Entries supplied -
■ ■ ■ ■

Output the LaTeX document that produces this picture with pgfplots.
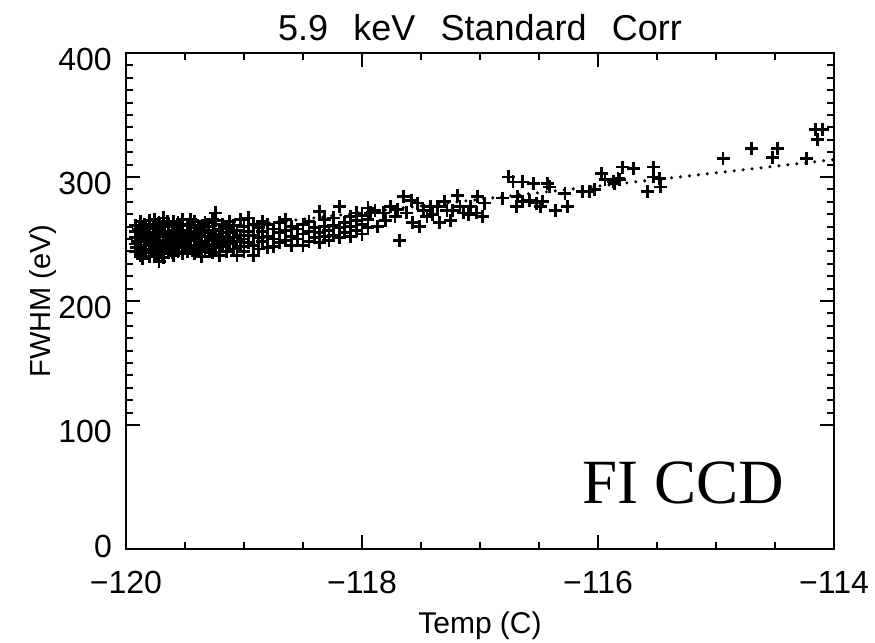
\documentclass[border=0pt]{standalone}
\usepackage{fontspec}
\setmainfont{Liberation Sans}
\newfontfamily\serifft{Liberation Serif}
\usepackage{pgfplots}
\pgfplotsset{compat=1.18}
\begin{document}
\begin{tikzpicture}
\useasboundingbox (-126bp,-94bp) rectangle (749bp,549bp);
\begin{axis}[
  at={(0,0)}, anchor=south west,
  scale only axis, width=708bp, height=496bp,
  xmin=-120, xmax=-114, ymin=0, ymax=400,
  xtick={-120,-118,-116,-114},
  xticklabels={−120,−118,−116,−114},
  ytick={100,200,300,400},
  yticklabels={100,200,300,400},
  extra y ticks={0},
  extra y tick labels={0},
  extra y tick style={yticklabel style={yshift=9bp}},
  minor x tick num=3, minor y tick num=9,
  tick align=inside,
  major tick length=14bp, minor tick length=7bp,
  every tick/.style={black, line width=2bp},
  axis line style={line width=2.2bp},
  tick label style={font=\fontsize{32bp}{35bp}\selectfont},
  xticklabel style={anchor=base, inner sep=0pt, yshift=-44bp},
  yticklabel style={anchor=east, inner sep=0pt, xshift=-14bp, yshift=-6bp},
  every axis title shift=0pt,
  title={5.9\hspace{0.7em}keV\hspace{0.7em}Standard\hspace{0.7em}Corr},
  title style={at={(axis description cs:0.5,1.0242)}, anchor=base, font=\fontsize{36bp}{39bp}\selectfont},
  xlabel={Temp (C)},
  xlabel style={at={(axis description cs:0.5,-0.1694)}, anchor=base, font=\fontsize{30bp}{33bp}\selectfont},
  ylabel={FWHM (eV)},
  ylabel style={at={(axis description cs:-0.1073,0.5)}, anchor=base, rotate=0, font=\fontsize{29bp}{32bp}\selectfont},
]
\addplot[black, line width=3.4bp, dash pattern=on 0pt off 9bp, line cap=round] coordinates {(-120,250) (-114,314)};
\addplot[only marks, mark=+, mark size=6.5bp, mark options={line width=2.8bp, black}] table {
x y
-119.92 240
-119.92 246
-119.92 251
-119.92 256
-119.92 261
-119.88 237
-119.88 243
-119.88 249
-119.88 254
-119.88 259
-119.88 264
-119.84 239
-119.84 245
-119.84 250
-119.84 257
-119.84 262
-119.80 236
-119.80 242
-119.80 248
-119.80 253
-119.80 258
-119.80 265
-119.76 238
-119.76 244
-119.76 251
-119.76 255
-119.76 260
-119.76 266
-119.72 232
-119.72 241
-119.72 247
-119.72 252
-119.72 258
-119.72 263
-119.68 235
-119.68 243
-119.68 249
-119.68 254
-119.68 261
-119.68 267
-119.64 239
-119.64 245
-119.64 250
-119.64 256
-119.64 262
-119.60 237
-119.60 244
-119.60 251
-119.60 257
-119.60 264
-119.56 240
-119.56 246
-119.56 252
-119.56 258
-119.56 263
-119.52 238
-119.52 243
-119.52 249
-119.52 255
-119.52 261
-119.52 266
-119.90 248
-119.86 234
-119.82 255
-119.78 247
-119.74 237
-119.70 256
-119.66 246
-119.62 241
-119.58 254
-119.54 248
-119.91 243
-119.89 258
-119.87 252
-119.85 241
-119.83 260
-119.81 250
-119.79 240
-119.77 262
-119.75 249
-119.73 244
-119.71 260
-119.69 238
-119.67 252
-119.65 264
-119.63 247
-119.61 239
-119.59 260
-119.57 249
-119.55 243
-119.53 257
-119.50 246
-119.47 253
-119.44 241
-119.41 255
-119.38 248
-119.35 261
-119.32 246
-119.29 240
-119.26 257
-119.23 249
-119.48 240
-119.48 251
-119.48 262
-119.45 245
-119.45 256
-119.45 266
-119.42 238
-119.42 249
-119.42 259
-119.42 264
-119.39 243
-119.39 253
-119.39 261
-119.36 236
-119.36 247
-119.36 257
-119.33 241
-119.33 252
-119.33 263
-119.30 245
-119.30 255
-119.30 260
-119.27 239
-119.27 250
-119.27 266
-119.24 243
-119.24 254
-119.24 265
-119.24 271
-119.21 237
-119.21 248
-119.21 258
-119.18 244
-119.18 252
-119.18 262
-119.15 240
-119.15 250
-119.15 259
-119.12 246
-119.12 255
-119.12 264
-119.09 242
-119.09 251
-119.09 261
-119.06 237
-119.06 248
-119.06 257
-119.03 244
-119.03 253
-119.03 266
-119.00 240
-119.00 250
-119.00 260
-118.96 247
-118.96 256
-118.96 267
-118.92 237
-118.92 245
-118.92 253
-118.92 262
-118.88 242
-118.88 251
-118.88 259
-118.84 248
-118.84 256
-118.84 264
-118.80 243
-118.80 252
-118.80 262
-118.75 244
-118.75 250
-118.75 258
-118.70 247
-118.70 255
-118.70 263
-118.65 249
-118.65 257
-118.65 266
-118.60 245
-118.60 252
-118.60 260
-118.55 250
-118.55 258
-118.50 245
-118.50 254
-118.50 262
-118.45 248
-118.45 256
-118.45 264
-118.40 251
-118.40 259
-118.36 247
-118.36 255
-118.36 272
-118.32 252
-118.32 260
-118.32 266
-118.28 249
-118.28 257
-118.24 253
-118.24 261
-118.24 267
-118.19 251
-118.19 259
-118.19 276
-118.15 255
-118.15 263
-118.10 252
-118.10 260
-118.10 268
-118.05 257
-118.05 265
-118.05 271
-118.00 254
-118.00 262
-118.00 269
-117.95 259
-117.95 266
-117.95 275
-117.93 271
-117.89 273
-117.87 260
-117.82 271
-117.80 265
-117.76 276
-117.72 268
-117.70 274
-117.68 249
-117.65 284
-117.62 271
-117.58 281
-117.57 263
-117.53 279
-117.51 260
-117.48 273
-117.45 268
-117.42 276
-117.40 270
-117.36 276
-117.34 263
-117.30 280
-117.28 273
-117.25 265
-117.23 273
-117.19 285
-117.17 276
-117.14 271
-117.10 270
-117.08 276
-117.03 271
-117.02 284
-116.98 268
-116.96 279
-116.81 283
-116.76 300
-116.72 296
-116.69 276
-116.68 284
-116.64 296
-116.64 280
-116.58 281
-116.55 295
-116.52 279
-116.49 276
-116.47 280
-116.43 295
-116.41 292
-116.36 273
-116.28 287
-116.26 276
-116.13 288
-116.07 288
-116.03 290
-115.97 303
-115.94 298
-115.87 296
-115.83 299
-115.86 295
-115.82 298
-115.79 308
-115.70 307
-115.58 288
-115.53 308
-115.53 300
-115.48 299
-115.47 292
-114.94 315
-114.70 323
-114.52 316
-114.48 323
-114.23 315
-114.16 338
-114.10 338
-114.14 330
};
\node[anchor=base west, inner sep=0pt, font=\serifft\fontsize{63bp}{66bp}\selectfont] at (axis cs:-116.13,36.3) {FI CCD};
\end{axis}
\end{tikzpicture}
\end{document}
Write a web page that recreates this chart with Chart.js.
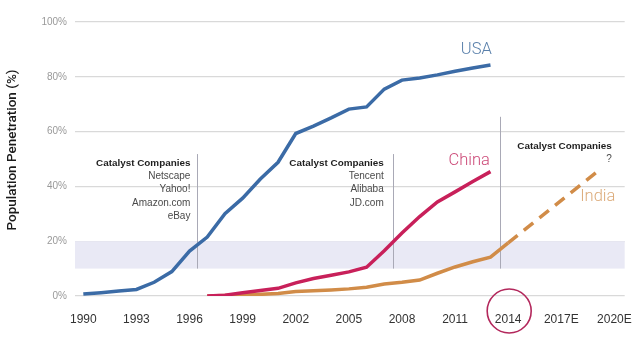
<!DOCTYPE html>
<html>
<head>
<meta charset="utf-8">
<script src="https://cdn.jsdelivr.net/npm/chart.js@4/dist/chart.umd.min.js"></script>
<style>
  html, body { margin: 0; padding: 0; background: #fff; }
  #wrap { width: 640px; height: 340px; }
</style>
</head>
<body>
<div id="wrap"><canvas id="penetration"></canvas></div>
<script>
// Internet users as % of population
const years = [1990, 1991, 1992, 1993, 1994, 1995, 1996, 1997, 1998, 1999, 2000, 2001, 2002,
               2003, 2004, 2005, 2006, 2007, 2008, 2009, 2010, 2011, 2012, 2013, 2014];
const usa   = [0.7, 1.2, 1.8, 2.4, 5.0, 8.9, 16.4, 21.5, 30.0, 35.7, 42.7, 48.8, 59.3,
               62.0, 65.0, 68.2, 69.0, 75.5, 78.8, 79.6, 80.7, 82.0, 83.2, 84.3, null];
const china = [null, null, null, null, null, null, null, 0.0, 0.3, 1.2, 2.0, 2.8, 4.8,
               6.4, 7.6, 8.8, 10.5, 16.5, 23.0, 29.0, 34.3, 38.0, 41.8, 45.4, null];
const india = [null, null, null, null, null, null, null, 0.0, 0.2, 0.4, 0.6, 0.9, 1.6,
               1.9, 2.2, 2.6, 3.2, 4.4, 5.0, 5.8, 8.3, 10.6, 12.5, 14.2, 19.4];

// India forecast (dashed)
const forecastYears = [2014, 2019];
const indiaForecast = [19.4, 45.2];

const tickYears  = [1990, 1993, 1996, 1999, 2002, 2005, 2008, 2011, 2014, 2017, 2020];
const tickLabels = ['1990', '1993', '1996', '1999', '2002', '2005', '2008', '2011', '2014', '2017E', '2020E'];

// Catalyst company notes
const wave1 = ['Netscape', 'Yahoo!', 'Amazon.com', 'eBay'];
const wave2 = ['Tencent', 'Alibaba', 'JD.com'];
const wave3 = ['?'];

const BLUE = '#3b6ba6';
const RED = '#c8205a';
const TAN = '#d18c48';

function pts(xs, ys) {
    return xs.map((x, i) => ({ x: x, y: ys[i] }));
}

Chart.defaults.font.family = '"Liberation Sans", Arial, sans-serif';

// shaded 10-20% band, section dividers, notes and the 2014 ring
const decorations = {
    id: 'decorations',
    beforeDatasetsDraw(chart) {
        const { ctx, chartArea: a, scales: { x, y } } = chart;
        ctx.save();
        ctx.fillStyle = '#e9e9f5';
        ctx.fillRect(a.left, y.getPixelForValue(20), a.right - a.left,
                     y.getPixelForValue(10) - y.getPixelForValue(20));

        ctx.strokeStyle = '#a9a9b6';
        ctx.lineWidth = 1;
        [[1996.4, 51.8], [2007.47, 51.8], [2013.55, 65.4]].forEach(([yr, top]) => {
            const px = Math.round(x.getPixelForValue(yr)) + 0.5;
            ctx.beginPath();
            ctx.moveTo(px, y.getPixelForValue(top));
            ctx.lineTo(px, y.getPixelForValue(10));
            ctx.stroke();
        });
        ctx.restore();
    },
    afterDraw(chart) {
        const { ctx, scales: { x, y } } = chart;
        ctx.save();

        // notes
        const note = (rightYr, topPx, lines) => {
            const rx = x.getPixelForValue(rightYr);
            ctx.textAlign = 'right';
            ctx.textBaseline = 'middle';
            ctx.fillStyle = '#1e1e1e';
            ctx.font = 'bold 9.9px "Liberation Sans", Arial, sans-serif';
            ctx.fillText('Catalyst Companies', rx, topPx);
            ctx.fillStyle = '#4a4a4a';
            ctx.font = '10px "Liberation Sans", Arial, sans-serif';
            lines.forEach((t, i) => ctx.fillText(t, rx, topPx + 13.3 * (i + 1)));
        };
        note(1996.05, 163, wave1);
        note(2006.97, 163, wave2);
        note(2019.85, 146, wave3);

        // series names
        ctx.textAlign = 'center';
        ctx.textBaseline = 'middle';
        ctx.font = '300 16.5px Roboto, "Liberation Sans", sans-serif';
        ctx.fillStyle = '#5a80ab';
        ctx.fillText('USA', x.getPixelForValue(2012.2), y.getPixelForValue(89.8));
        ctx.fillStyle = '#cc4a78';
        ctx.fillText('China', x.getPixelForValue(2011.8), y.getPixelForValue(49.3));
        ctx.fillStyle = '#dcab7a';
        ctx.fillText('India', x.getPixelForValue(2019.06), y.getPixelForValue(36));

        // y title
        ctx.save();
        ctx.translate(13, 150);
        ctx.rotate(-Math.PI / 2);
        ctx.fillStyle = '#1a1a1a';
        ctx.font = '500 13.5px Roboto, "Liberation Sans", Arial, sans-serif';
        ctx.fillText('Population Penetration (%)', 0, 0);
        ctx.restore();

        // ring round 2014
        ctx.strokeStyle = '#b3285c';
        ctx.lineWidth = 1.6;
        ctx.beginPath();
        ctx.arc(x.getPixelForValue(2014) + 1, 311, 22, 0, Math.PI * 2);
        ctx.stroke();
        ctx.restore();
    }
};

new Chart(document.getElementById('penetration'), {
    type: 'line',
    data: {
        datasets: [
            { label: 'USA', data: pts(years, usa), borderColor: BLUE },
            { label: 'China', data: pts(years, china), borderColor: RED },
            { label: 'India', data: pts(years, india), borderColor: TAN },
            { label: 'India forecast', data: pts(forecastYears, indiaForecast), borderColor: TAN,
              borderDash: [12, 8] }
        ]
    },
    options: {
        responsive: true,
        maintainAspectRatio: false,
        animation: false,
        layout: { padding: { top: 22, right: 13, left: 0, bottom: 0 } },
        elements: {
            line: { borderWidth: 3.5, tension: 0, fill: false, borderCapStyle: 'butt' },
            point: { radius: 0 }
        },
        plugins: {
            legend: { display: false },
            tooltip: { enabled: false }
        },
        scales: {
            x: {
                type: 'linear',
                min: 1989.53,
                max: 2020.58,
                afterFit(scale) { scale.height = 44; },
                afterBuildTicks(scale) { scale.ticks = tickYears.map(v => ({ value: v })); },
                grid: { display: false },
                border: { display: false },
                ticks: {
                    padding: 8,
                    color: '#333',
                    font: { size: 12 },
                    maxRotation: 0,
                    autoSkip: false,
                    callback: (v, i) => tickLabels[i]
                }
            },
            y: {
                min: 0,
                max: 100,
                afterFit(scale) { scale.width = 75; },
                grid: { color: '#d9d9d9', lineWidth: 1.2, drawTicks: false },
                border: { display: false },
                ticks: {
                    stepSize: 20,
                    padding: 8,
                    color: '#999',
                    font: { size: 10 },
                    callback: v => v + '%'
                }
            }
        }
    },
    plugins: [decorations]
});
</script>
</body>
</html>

■ ■ ■ ■

Work to complete -
Pictures should be left out. Retype only the run of lines from the line containing "Write a web" to the line containing "const indiaForecast = [19.4, 45.2];", inclusive.

Solution to this problem -
Write a web page that recreates this chart with Chart.js.
<!DOCTYPE html>
<html>
<head>
<meta charset="utf-8">
<script src="https://cdn.jsdelivr.net/npm/chart.js@4/dist/chart.umd.min.js"></script>
<style>
  html, body { margin: 0; padding: 0; background: #fff; }
  #wrap { width: 640px; height: 340px; }
</style>
</head>
<body>
<div id="wrap"><canvas id="penetration"></canvas></div>
<script>
// Internet users as % of population
const years = [1990, 1991, 1992, 1993, 1994, 1995, 1996, 1997, 1998, 1999, 2000, 2001, 2002,
               2003, 2004, 2005, 2006, 2007, 2008, 2009, 2010, 2011, 2012, 2013, 2014];
const usa   = [0.7, 1.2, 1.8, 2.4, 5.0, 8.9, 16.4, 21.5, 30.0, 35.7, 42.7, 48.8, 59.3,
               62.0, 65.0, 68.2, 69.0, 75.5, 78.8, 79.6, 80.7, 82.0, 83.2, 84.3, null];
const china = [null, null, null, null, null, null, null, 0.0, 0.3, 1.2, 2.0, 2.8, 4.8,
               6.4, 7.6, 8.8, 10.5, 16.5, 23.0, 29.0, 34.3, 38.0, 41.8, 45.4, null];
const india = [null, null, null, null, null, null, null, 0.0, 0.2, 0.4, 0.6, 0.9, 1.6,
               1.9, 2.2, 2.6, 3.2, 4.4, 5.0, 5.8, 8.3, 10.6, 12.5, 14.2, 19.4];

// India forecast (dashed)
const forecastYears = [2014, 2019];
const indiaForecast = [19.4, 45.2];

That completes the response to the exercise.